Our sensational all-singing, all-dancing musical production, Anything Goes, performed to packed houses on 7-9 March 2018. The school hall was transformed into a theatre and the stage into a ship complete with portholes, cabin rooms, bunk beds, a nightclub and a brig. The report below has been adapted with thanks from a review by Shakespearen and TV actor, Ian Cullen, who came to the Friday night performance. Use the link at the bottom to see some brilliant photos of the show.
On arrival at the theatre the anticipatory buzz of excitement in the packed auditorium gave promise of a vibrant and entertaining evening. The colourful and energetic opening chorus of ‘Anything Goes’ was greeted like a familiar old friend, and what fun it must have been for the youngsters and children who were hearing this rousing golden oldie for the first time. The curtain opened to reveal a stunning and elaborate setting, with the stage dominated by a massive ship, peopled with a lively singing, dancing and colourfully-costumed ensemble. From there the story unfolded at a brisk and confident pace, with the somewhat flimsy, but always amusing plotline, providing an excuse for one evergreen Cole Porter classic after another. One could almost feel large sections of the audience wanting to sing along to the timeless numbers, ‘I get a Kick out of You’, ‘You’re the Top’, ‘Friendship’ , ‘Blow Gabriel Blow,’ and the wonderful ‘Gypsy in Me’. It was easy to forget how young the cast were as they performed with all the discipline and confidence of well-trained professionals.
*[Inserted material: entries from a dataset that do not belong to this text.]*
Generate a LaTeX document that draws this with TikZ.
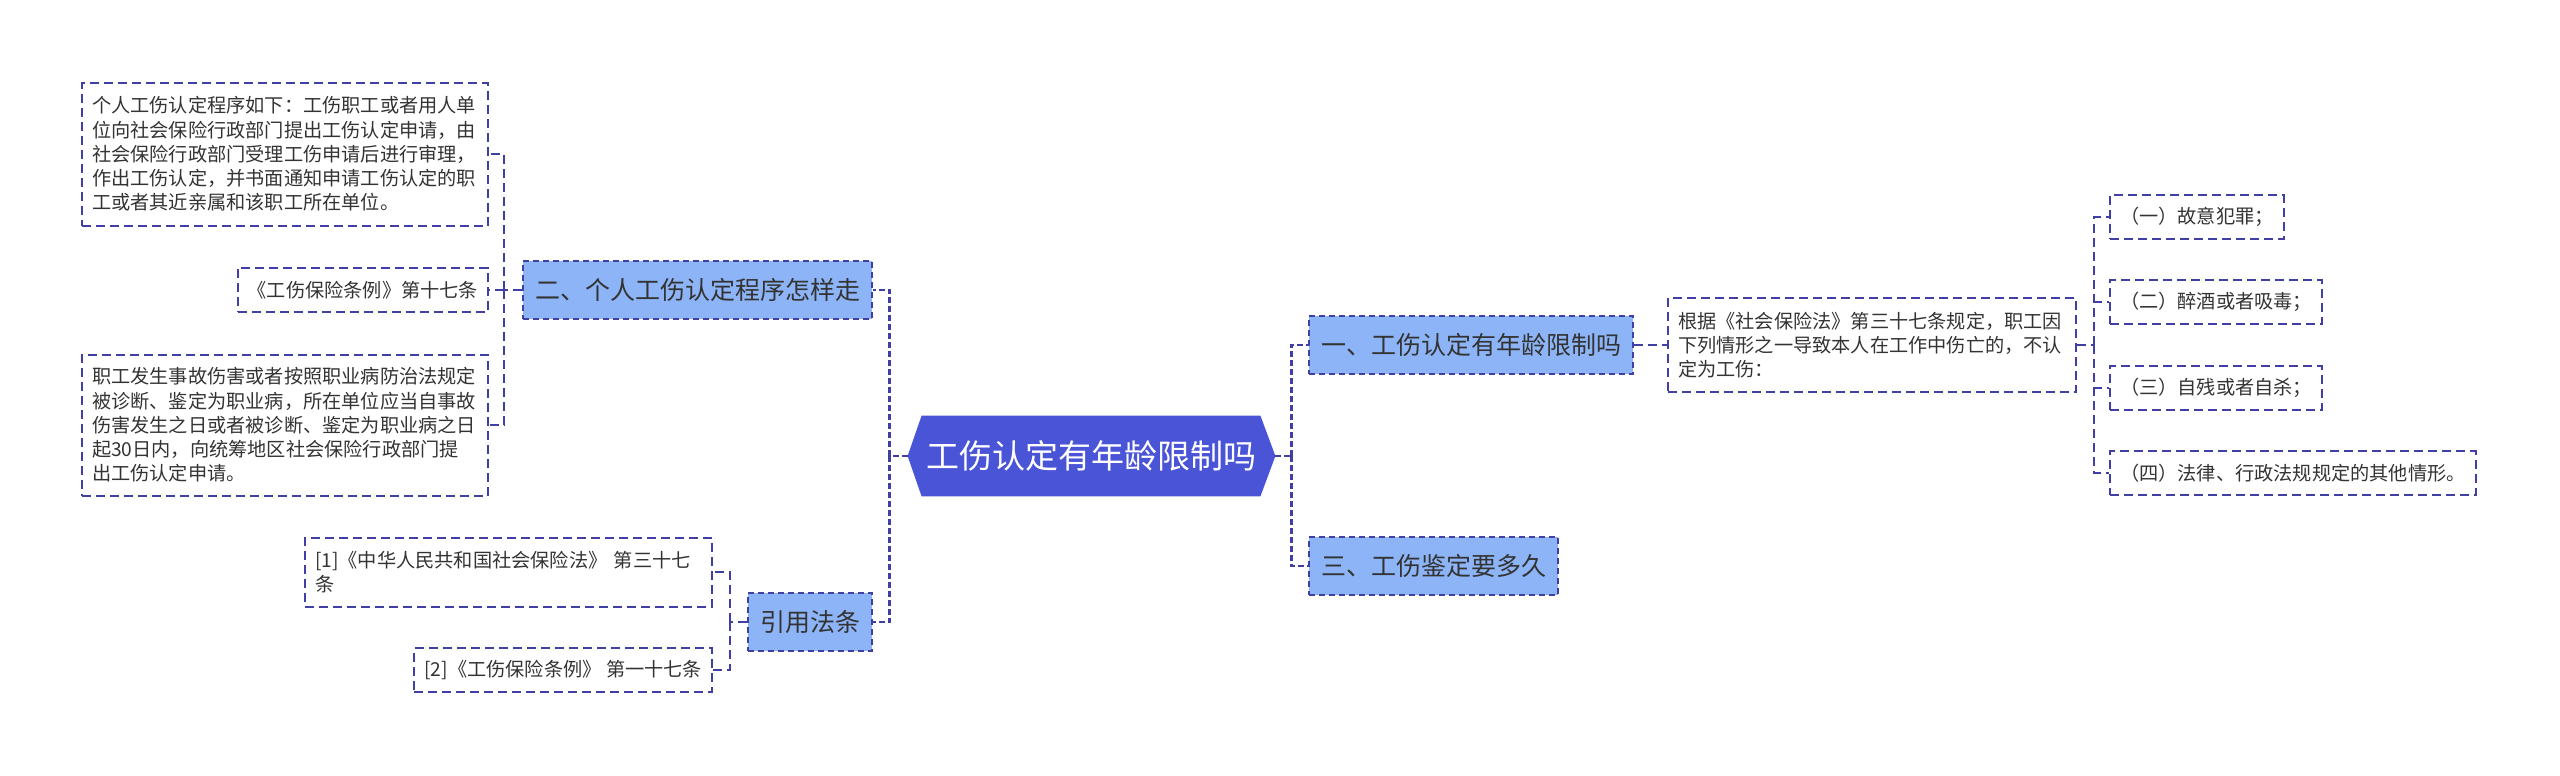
\documentclass[tikz,border=0pt]{standalone}
\usepackage{fontspec}
\setmainfont{Noto Sans CJK SC}
\usetikzlibrary{backgrounds,calc}
\definecolor{hexfill}{HTML}{4A54D6}
\definecolor{subfill}{HTML}{8CB4F6}
\definecolor{linecol}{HTML}{3F3FA6}
\definecolor{inkcol}{HTML}{333333}

\begin{document}
\begin{tikzpicture}[
    x=0.5pt, y=-0.5pt,
    topic/.style={inner sep=0pt, minimum width=183.5pt, minimum height=40pt, text=white, font=\fontsize{16.5}{20}\selectfont},
    sub/.style={draw=linecol, line width=1pt, dash pattern=on 3pt off 2pt, fill=subfill, text=inkcol, inner xsep=6pt, minimum height=29pt, font=\fontsize{12.5}{15}\selectfont},
    leaf/.style={draw=linecol, line width=1pt, dash pattern=on 4.5pt off 2.5pt, text=inkcol, inner xsep=5pt, minimum height=22pt, align=left, font=\fontsize{9.6}{12.1}\selectfont},
    link/.style={draw=linecol, line width=1pt, dash pattern=on 4.5pt off 2.5pt},
    trunk/.style={draw=linecol, line width=1.4pt, dash pattern=on 3pt off 1.5pt}
]
\useasboundingbox (0,0) rectangle (2560,776);

% centre
\node[topic] (root) at (1091.5,456) {工伤认定有年龄限制吗};
\begin{scope}[on background layer]
\fill[hexfill] (root.west) -- ($(root.north west)+(14,0)$) -- ($(root.north east)+(-15,0)$) -- (root.east)
    -- ($(root.south east)+(-15,0)$) -- ($(root.south west)+(14,0)$) -- cycle;
\end{scope}

% main branches
\node[sub, anchor=west] (p1) at (1308,345) {一、工伤认定有年龄限制吗};
\node[sub, anchor=west] (p3) at (1308,566) {三、工伤鉴定要多久};
\node[sub, anchor=east] (p2) at (873,290) {二、个人工伤认定程序怎样走};
\node[sub, anchor=east] (cite) at (873,622) {引用法条};

% left details
\node[leaf, anchor=east, text width=193pt, minimum height=71.5pt] (p2a) at (489,154) {个人工伤认定程序如下：工伤职工或者用人单\\位向社会保险行政部门提出工伤认定申请，由\\社会保险行政部门受理工伤申请后进行审理，\\作出工伤认定，并书面通知申请工伤认定的职\\工或者其近亲属和该职工所在单位。};
\node[leaf, anchor=east] (p2b) at (489,290) {《工伤保险条例》第十七条};
\node[leaf, anchor=east, text width=193pt, minimum height=70.5pt] (p2c) at (489,425) {职工发生事故伤害或者按照职业病防治法规定\\被诊断、鉴定为职业病，所在单位应当自事故\\伤害发生之日或者被诊断、鉴定为职业病之日\\起30日内，向统筹地区社会保险行政部门提\\出工伤认定申请。};
\node[leaf, anchor=east, text width=193.5pt, minimum height=34.5pt] (c1) at (713,572) {[1]《中华人民共和国社会保险法》 第三十七\\条};
\node[leaf, anchor=east] (c2) at (713,670) {[2]《工伤保险条例》 第一十七条};

% right details
\node[leaf, anchor=west, text width=194pt, minimum height=47pt] (dr) at (1667,345) {根据《社会保险法》第三十七条规定，职工因\\下列情形之一导致本人在工作中伤亡的，不认\\定为工伤：};
\node[leaf, anchor=west] (i1) at (2109,217) {（一）故意犯罪；};
\node[leaf, anchor=west] (i2) at (2109,302) {（二）醉酒或者吸毒；};
\node[leaf, anchor=west] (i3) at (2109,388) {（三）自残或者自杀；};
\node[leaf, anchor=west] (i4) at (2109,473) {（四）法律、行政法规规定的其他情形。};

% connectors
\draw[trunk] (root.west) -- ++(-18,0) coordinate (lt);
\draw[trunk] (lt) |- (p2.east);
\draw[trunk] (lt) |- (cite.east);
\draw[trunk] (root.east) -- ++(16,0) coordinate (rt);
\draw[trunk] (rt) |- (p1.west);
\draw[trunk] (rt) |- (p3.west);

\draw[link] (p2.west) -- ++(-18,0) coordinate (lp2);
\foreach \n in {p2a,p2b,p2c} \draw[link] (lp2) |- (\n.east);
\draw[link] (cite.west) -- ++(-17,0) coordinate (lc);
\foreach \n in {c1,c2} \draw[link] (lc) |- (\n.east);

\draw[link] (p1.east) -- (dr.west);
\draw[link] (dr.east) -- ++(17,0) coordinate (rd);
\foreach \n in {i1,i2,i3,i4} \draw[link] (rd) |- (\n.west);
\end{tikzpicture}
\end{document}
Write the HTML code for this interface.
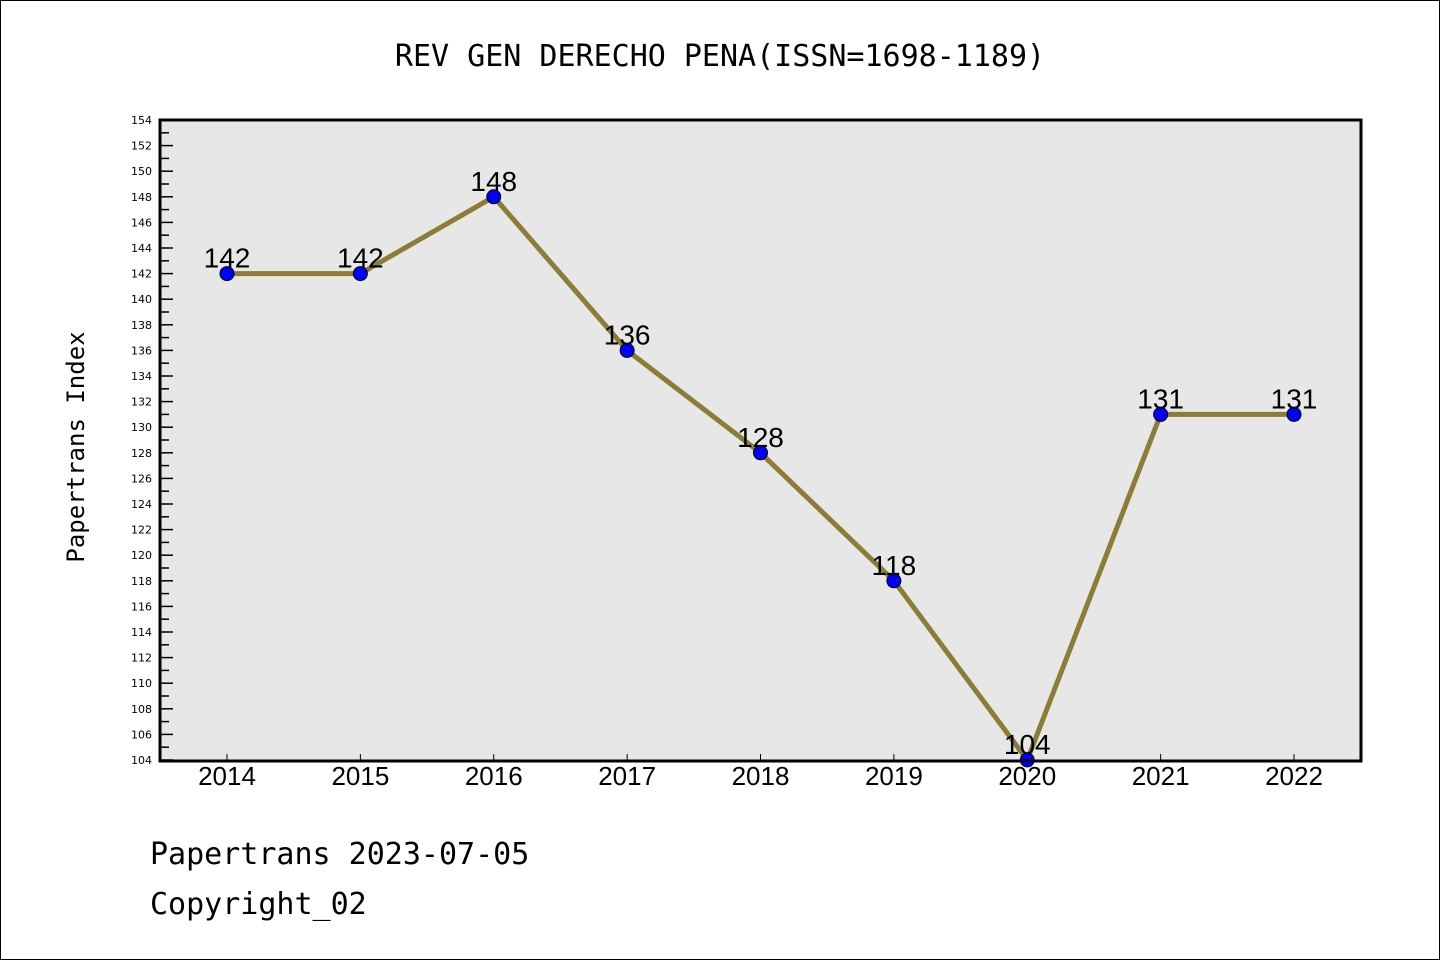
<!DOCTYPE html>
<html><head><meta charset="utf-8"><style>
body{margin:0;background:#fff;}
svg{display:block;}
</style></head><body>
<svg id="c" width="1440" height="960" xmlns="http://www.w3.org/2000/svg">
<rect x="0.5" y="0.5" width="1439" height="959" fill="#fff" stroke="#000" stroke-width="1"/>
<text x="720" y="66" text-anchor="middle" font-family="'WenQuanYi Zen Hei Mono','DejaVu Sans Mono','Liberation Mono',monospace" font-size="30">REV GEN DERECHO PENA(ISSN=1698-1189)</text>
<rect x="160" y="120" width="1201" height="641" fill="#e7e7e7"/>
<g id="yt"></g><g id="xt"></g><g id="series"></g>
<rect x="160" y="120" width="1201" height="641" fill="none" stroke="#000" stroke-width="3"/>
<text transform="translate(84,447) rotate(-90)" text-anchor="middle" font-family="'WenQuanYi Zen Hei Mono','DejaVu Sans Mono',monospace" font-size="24">Papertrans Index</text>
<text x="150" y="864" font-family="'WenQuanYi Zen Hei Mono','DejaVu Sans Mono',monospace" font-size="30">Papertrans 2023-07-05</text>
<text x="150" y="914" font-family="'WenQuanYi Zen Hei Mono','DejaVu Sans Mono',monospace" font-size="30">Copyright_02</text>
</svg>
<script>
const years=[2014,2015,2016,2017,2018,2019,2020,2021,2022];
const values=[142,142,148,136,128,118,104,131,131];
const yMin=104,yMax=154;
const NS='http://www.w3.org/2000/svg';
function X(i){return 227+i*(1294-227)/(years.length-1);}
function Y(v){return 760-(v-yMin)*(760-120)/(yMax-yMin);}
function mk(tag,attrs,parent){const e=document.createElementNS(NS,tag);for(const k in attrs)e.setAttribute(k,attrs[k]);parent.appendChild(e);return e;}
const yt=document.getElementById('yt'),xt=document.getElementById('xt'),sg=document.getElementById('series');
for(let v=yMin;v<=yMax;v++){
  const y=Y(v);
  if(v%2===0){
    const t=mk('line',{x1:160,x2:173,y1:y,y2:y,stroke:'#000','stroke-width':1.5},yt);
    
    
    const l=mk('text',{x:152,y:y+4,'text-anchor':'end','font-family':"'DejaVu Sans',sans-serif",'font-size':11},yt);
    l.textContent=v;
    
    
  }else{
    const t=mk('line',{x1:160,x2:169,y1:y,y2:y,stroke:'#000','stroke-width':1.5},yt);
    
    
  }
}
years.forEach((yr,i)=>{
  const x=X(i);
  const t=mk('line',{x1:x,x2:x,y1:761,y2:754,stroke:'#000','stroke-width':1},xt);
  
  
  const l=mk('text',{x:x,y:785,'text-anchor':'middle','font-family':"'Liberation Sans',sans-serif",'font-size':26},xt);
  l.textContent=yr;
  
  
});
const line=mk('polyline',{points:values.map((v,i)=>X(i)+','+Y(v)).join(' '),fill:'none',stroke:'#8b7d36','stroke-width':5},sg);


values.forEach((v,i)=>{
  const c=mk('circle',{cx:X(i),cy:Y(v),r:7,fill:'#0000ff',stroke:'#000','stroke-width':1},sg);
  
  
  const l=mk('text',{x:X(i),y:Y(v)-6,'text-anchor':'middle','font-family':"'Liberation Sans',sans-serif",'font-size':28},sg);
  l.textContent=v;
  
  
});
</script>
</body></html>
Many girls helped backstage in make-up, costume and props and worked tirelessly to create the 1930s iconic fashion and glitzy atmosphere. Congratulations to Dr Jo Russell and Mrs Ludivine Fitzwater and their teams for sourcing or making so many colourful and immaculately authentic period costumes complemented by make-up, hair and props; to Mrs Laura Evans-Jones (Producer) and her technical team for the innovative lighting, sound and staging; and Miss Polly White and the backstage crew who handled the complex scene changes apparently effortlessly.
The inspired stage extension allowed the 12-piece accompanying jazz band to sit amidst the cast and this worked to powerful and dramatic effect enabling the actors/leads to bring the action and music even further downstage. The band, made up of students, staff and professional musicians, provided the swinging tempo and rhythm of Cole Porter’s much-loved songs under the expert baton of Musical Director, Dr Ian Taylor and ably supported by music teachers, Miss Lucy Warwick and Mr Joe Adams.
Overall, the most memorable impression was of the commendable enthusiasm and commitment displayed by every single person on and off the stage. Performances aside, all credit to Mrs Helen de Mattos for her creative and highly-disciplined direction, which was enhanced by the scintillating and ever-entertaining choreography of Mrs Claire Peilow. With this loving revival of a ninety-year-old but timeless and life-affirming classic, cast and crew more than upheld Farnborough Hill’s reputation for outstanding musical productions. If Cole Porter was watching, I’m sure he would happily endorse and echo my heartfelt “Well-done to all concerned!”